Xuxa [prononcer “Choucha”] était autrefois la plus grande star de la télévision brésilienne. Aujourd’hui, beaucoup se demandent si une femme blanche, blonde et mince était l’idole idéale pour un pays aussi diversifié.

Maria da Graça Xuxa Meneghel, 60 ans, connue sous le nom de “Xuxa”, chez elle à Rio de Janeiro ce mois-ci. Photo : Maria Magdalena Arrellaga pour le New York Times

Des millions de Brésilien·nes ont grandi en la regardant à la télévision. Ses spectacles faisaient salle comble dans les plus grands stades d’Amérique latine. Elle avait des films et des chansons à succès, ses propres poupées et son propre parc d’attractions.

Dans les années 1980 et 1990, Maria da Graça Xuxa Meneghel, connue universellement sous le nom de Xuxa était la plus grande star de la télévision brésilienne. Des générations d’enfants passaient leurs matinées à la regarder jouer, chanter et danser pendant des heures dans son émission de variétés extrêmement populaire.

« J’étais une poupée, une baby-sitter, une amie pour ces enfants », a déclaré Xuxa, 60 ans, lors d’une long entretien. « Une Barbie de l’époque ».

« Elle était venue dans une voiture rose. Moi, je suis venue dans un vaisseau spatial rose ».

Comme la célèbre poupée, Xuxa est mince, blonde, blanche et aux yeux bleus. Dans son émission pour enfants, elle portait souvent des minijupes et des cuissardes lorsqu’elle sortait d’un vaisseau spatial estampillé de lèvres rouges géantes. Et comme Barbie, elle est devenue une idole pour ses fans, qui ont grandi en voulant ressembler à Xuxa et à sa troupe de danseuses adolescentes toutes blanches, les “Paquitas”.

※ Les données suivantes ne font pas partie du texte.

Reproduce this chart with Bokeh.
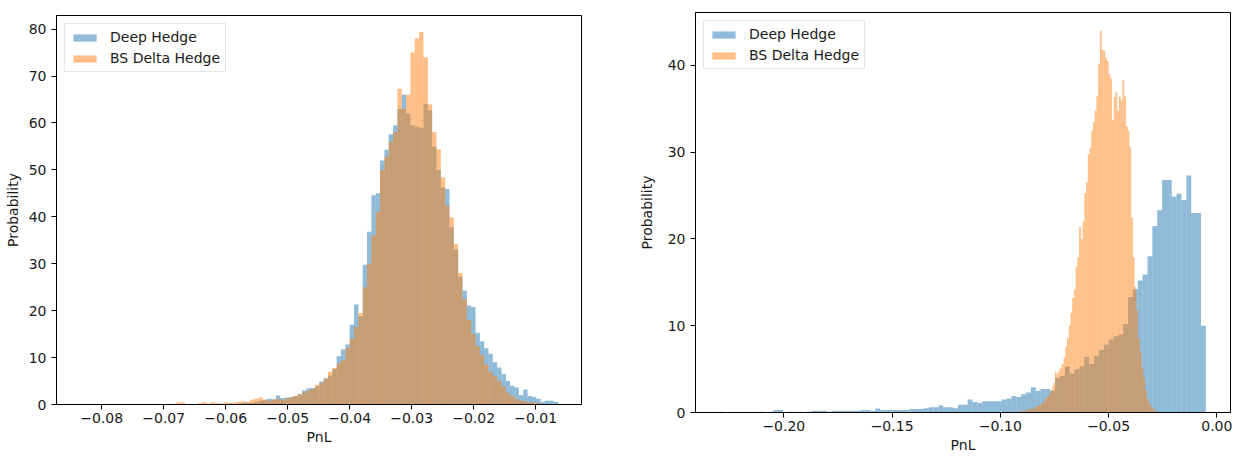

Mais aujourd’hui, le Brésil est en train de vivre une sorte de remise en question de la vraie Barbie, et Xuxa est au centre de cette remise en question, en partie grâce à une nouvelle série documentaire sur elle qui est devenue une sensation nationale et qui a relancé les débats sur la diversité, les normes de beauté et la sexualisation dans son spectacle [Le journaliste Bruno Ghetti, dans la Folha de S. Paulo, voit dans cette série de GloboPlay une tentative plutôt ratée de “vendre l’ex-symbole sexuel comme icone féministe”, NdT]

Beaucoup, y compris Xuxa elle-même, se demandent si l’idéal étroit qu’elle représentait a toujours été une force positive dans un pays où la population est majoritairement noire et où un débat national s’engage sur ce qui est considéré comme beau et qui a été effacé de la culture populaire.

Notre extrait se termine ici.